What is asked: Sift the material for lines containing "matplotlib", and return them.

Data for processing:
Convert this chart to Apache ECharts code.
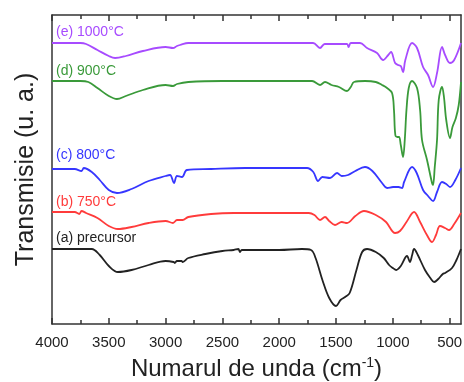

---

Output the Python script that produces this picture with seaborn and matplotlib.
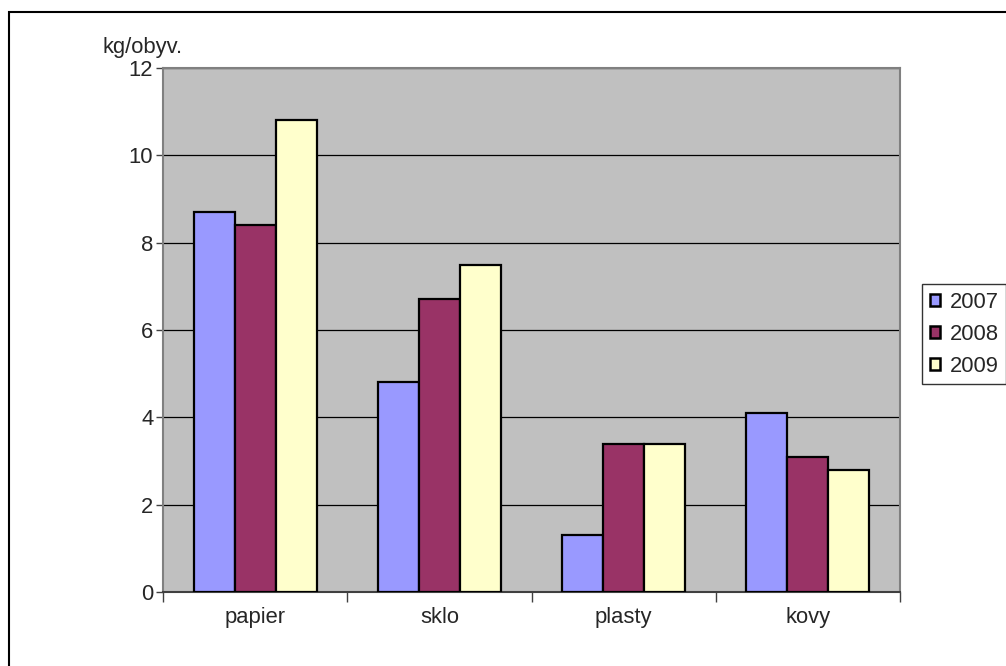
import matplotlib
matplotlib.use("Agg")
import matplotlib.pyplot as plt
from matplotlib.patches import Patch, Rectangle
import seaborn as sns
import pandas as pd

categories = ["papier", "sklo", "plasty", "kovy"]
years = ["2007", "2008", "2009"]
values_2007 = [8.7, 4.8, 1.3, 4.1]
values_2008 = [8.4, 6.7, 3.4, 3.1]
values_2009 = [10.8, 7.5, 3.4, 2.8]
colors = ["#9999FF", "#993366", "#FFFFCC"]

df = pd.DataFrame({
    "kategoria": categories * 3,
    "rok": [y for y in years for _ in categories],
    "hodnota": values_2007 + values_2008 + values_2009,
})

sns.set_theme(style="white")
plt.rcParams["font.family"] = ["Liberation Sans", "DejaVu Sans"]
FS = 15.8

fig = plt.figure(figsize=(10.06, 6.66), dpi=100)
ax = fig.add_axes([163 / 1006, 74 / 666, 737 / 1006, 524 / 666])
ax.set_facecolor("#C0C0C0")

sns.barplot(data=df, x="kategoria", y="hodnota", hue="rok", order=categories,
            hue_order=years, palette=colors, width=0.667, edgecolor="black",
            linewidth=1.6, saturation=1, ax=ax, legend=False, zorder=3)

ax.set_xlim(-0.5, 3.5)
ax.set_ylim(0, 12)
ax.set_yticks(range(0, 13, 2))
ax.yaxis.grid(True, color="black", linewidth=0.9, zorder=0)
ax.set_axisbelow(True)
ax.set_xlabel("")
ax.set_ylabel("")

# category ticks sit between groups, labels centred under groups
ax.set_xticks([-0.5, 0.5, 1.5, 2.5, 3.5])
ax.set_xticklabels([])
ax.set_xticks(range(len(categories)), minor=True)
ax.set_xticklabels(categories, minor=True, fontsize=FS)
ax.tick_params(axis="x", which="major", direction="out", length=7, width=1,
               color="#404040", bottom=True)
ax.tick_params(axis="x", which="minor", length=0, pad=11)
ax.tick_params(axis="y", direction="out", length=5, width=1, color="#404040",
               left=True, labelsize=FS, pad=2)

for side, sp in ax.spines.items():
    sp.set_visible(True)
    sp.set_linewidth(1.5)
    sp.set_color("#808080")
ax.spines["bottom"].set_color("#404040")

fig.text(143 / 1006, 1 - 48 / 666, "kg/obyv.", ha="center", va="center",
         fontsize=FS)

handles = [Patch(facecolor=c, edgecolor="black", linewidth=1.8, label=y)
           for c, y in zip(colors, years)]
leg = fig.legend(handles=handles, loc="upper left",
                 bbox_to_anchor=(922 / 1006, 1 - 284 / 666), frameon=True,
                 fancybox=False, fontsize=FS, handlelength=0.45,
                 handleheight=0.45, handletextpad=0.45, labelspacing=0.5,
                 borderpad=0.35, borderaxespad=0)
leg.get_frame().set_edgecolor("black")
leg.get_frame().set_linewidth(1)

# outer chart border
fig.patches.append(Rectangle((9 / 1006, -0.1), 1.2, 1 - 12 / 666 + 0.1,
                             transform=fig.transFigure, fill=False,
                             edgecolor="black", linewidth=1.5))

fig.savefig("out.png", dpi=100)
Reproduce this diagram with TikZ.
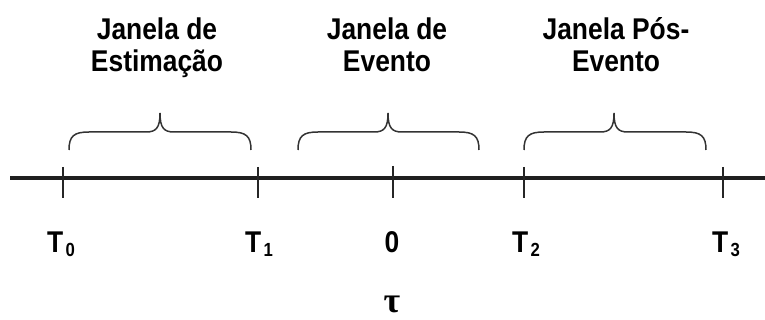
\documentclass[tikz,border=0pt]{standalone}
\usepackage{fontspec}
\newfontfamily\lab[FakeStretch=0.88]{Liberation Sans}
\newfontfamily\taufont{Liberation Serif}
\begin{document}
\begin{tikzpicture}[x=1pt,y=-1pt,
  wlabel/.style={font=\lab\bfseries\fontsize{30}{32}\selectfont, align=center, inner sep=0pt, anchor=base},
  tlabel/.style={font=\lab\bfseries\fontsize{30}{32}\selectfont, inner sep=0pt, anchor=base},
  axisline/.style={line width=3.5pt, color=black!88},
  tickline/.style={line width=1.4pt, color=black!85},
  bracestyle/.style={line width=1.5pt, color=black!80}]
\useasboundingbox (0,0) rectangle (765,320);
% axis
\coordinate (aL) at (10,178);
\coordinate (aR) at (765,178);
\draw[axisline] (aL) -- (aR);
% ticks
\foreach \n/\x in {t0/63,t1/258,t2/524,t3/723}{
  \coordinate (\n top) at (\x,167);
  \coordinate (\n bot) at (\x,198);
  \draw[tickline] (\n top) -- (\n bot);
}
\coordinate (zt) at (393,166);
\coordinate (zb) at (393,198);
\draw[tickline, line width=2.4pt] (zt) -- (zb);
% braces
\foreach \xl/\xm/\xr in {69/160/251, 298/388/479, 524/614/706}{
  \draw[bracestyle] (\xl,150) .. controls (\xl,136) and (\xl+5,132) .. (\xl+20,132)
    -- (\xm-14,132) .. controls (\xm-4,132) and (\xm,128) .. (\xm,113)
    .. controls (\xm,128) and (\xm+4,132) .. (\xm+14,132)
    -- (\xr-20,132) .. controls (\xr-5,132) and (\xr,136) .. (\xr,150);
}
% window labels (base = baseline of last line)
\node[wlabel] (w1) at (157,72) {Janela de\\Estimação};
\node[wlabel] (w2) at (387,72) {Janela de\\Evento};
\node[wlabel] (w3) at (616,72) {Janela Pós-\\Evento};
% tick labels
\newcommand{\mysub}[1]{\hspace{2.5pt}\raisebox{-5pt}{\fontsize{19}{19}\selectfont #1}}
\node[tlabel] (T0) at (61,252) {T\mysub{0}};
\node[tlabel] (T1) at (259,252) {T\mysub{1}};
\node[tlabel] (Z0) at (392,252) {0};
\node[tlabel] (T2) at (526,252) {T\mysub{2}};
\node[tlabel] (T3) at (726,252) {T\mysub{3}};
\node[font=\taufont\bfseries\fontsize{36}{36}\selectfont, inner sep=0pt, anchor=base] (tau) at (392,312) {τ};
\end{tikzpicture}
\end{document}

Answer to the exercise:
Output the Python script that produces this picture with seaborn and matplotlib.
import matplotlib
matplotlib.use("Agg")
import matplotlib.pyplot as plt
from matplotlib.patches import Patch, Rectangle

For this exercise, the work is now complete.